= Elbert Peets =

American landscape architect, city planner and author

Elbert Peets (1886–1968) was an American landscape architect, city planner, and author who designed several influential garden cities and wrote extensively about urban design issues.

== Education ==

Born in Ohio, Peets received an undergraduate degree from Western Reserve University, in Cleveland, in 1912 and a master's degree in landscape architecture from Harvard University in 1915. After graduation, he taught horticulture at Harvard.

== Career ==

Peets worked primarily in Wisconsin, Cleveland, and Washington, D.C. In 1916 he began a collaboration with the German planner and critic Werner Hegemann and in 1922 they published a seminal work of city planning, "The American Vitruvius: An Architect's Handbook of Civic Art". Peets served as an engineer planner with the Army during World War I. In 1917 he won Harvard's Charles Eliot Travelling Fellowship and with these funds he traveled throughout Europe in 1920. After Hegemann returned to Europe in 1921, Peets practiced on his own for the next decade, continuing to write about topics ranging from Baroque cities to tree care. During the Great Depression, Peets joined the U.S. Farm Resettlement Administration (1935–38) and served as chief of the site planning section for the U.S. Housing Authority until 1944.

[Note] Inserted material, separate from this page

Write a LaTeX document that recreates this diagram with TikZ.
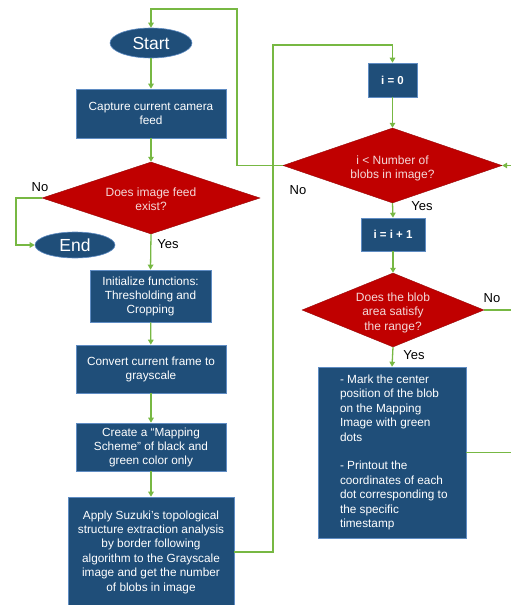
\documentclass[tikz,border=0pt]{standalone}
\usepackage{fontspec}
\setmainfont{Liberation Sans}
\usetikzlibrary{shapes.geometric,arrows.meta}
\definecolor{boxblue}{RGB}{31,78,121}
\definecolor{boxedge}{RGB}{95,140,195}
\definecolor{decred}{RGB}{192,0,0}
\definecolor{decedge}{RGB}{150,10,10}
\definecolor{dectext}{RGB}{244,216,216}
\definecolor{flowgreen}{RGB}{119,184,67}
\newcommand{\dtext}[1]{\smash{\makebox[0pt]{\raisebox{-6pt}{\begin{tabular}{@{}c@{}}#1\end{tabular}}}}}
\tikzset{
  procbox/.style={rectangle, fill=boxblue, draw=boxedge, line width=0.6pt, text=white, align=center, inner sep=0pt, font=\fontsize{11.8}{14}\selectfont},
  decbox/.style={diamond, fill=decred, draw=decedge, line width=0.4pt, text=dectext, inner sep=0pt, font=\fontsize{12}{14.2}\selectfont},
  termbox/.style={ellipse, fill=boxblue, draw=boxedge, line width=0.6pt, text=white, inner sep=0pt, font=\fontsize{17.5}{20}\selectfont},
  flow/.style={draw=flowgreen, line width=1.3pt, -{Triangle[length=5pt,width=5.5pt]}},
  flowline/.style={draw=flowgreen, line width=1.3pt},
  lbl/.style={font=\fontsize{13}{15}\selectfont, text=black, inner sep=0pt},
}
\begin{document}
\begin{tikzpicture}[x=1pt,y=-1pt]
\useasboundingbox (0,0) rectangle (511,605);
\clip (0,0) rectangle (511,605);

% left column
\node[termbox, minimum width=82pt, minimum height=30pt] (start) at (151,43) {Start};
\node[procbox, minimum width=150pt, minimum height=49pt] (capture) at (151,113.5) {Capture current camera\\feed};
\node[decbox, minimum width=218pt, minimum height=72pt] (feed) at (151,198) {\dtext{Does image feed\\exist?}};
\node[termbox, minimum width=80pt, minimum height=26pt] (end) at (75,245) {End};
\node[procbox, minimum width=121pt, minimum height=52pt] (init) at (150.5,296) {Initialize functions:\\Thresholding and\\Cropping};
\node[procbox, minimum width=150pt, minimum height=48pt] (convert) at (151,369) {Convert current frame to\\grayscale};
\node[procbox, minimum width=150pt, minimum height=48pt] (create) at (151,447) {Create a “Mapping\\Scheme” of black and\\green color only};
\node[procbox, minimum width=166pt, minimum height=110pt, font=\fontsize{11.8}{14.4}\selectfont] (apply) at (151,552) {Apply Suzuki’s topological\\structure extraction analysis\\by border following\\algorithm to the Grayscale\\image and get the number\\of blobs in image};

% right column
\node[procbox, minimum width=49pt, minimum height=34pt, font=\fontsize{11.5}{14}\selectfont\bfseries] (izero) at (392.5,80) {i = 0};
\node[decbox, minimum width=219pt, minimum height=75pt] (cond) at (392.5,165.5) {\dtext{i < Number of\\blobs in image?}};
\node[procbox, minimum width=64pt, minimum height=33pt, font=\fontsize{11.5}{14}\selectfont\bfseries] (inc) at (393,234.5) {i = i + 1};
\node[decbox, minimum width=182pt, minimum height=74pt] (range) at (393,310) {\dtext{Does the blob\\area satisfy\\the range?}};
\node[procbox, minimum width=148pt, minimum height=171pt, font=\fontsize{11.8}{14.4}\selectfont] (mark) at (392,452.5) {\parbox[c]{137pt}{\raggedright\leftskip=16.5pt\hangindent=7pt\hangafter=1 - Mark the center\\position of the blob\\on the Mapping\\Image with green\\dots\par\vspace{14.4pt}\hangindent=7pt\hangafter=1 - Printout the\\coordinates of each\\dot corresponding to\\the specific\\timestamp}};

% bend points and free ends
\coordinate (nobend) at (16,198);
\coordinate (loopB) at (273,45);
\coordinate (topR) at (237,9);
\coordinate (rangeOut) at (516,310);
\coordinate (markOut) at (516,452.5);
\coordinate (condIn) at (516,165.5);

% connectors
\draw[flow] (start) -- (capture);
\draw[flow] (capture) -- (feed);
\draw[flow] (feed.west) -- (nobend) |- (end.west);
\draw[flow] (feed.south) -- (init.north);
\draw[flow] (init) -- (convert);
\draw[flow] (convert) -- (create);
\draw[flow] (create) -- (apply);
\draw[flow] (apply.east) -| (loopB) -| (izero.north);
\draw[flow] (izero) -- (cond);
\draw[flow] (cond.west) -| (topR) -| (start.north);
\draw[flow] (cond.south) -- (inc.north);
\draw[flow] (inc) -- (range);
\draw[flow] (range.south) -- (mark.north);
\draw[flowline] (range.east) -- (rangeOut);
\draw[flowline] (mark.east) -- (markOut);
\draw[flow] (condIn) -- (cond.east);

% labels
\node[lbl] (lno1) at (40,187) {No};
\node[lbl] (lyes1) at (168,244) {Yes};
\node[lbl] (lno2) at (298,190) {No};
\node[lbl] (lyes2) at (422,206) {Yes};
\node[lbl] (lno3) at (492,298) {No};
\node[lbl] (lyes3) at (414,355) {Yes};
\end{tikzpicture}
\end{document}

After World War II he worked as a consultant to such clients as the National Capital Planning Commission. He served on the U.S. Commission of Fine Arts from 1950 to 1958 and taught at Harvard and Yale Universities between 1950 and 1960. His planning projects include several with Hegemann, among them the new towns of Kohler, Washington Highlands Historic District in Wauwatosa, and Lake Forest, Wisconsin; Wyomissing Park, Pennsylvania; Park Forest, Illinois; Bannockburn, Maryland; and Greendale, Wisconsin, one of three greenbelt cities developed by the Resettlement Administration in the 1930s. Peets designed Greendale around a central green space that terminated in a town hall based on the Governor's Palace in Williamsburg, Virginia.

== Writings ==

In his writings Peets carefully analyzed American and European city plans, the development of spatial enclosures and long vistas, the London of Christopher Wren and the Paris of Baron Haussmann, and he adapted what he learned for his own town plans. He conducted particularly close study of the 1791 L'Enfant Plan for Washington, D.C., creating a verbal and pictorial image of how the city would have appeared if developed as Pierre Charles L'Enfant intended. He examined which of L'Enfant's planned effects had been lost through subsequent development, including implementation of the 1901 Senate Park Commission Plan (McMillan Plan)—for example, the blocking of many visual axes to the Washington Monument. In his essay on Peets in "Pioneers of American Landscape Design", Arnold R. Alanen describes him as "iconoclastic," and indeed in his writings Peets questioned such revered American institutions as picturesque landscape gardening, Central Park, and the Lincoln Memorial for what he saw as their conventionality or inappropriateness. Peets's papers are in the collections of the Cornell University Library.

== Additional sources ==

- Thomas E. Luebke, ed., "Civic Art: A Centennial History of the U.S. Commission of Fine Arts" (Washington, D.C.: U.S. Commission of Fine Arts, 2013): Appendix B.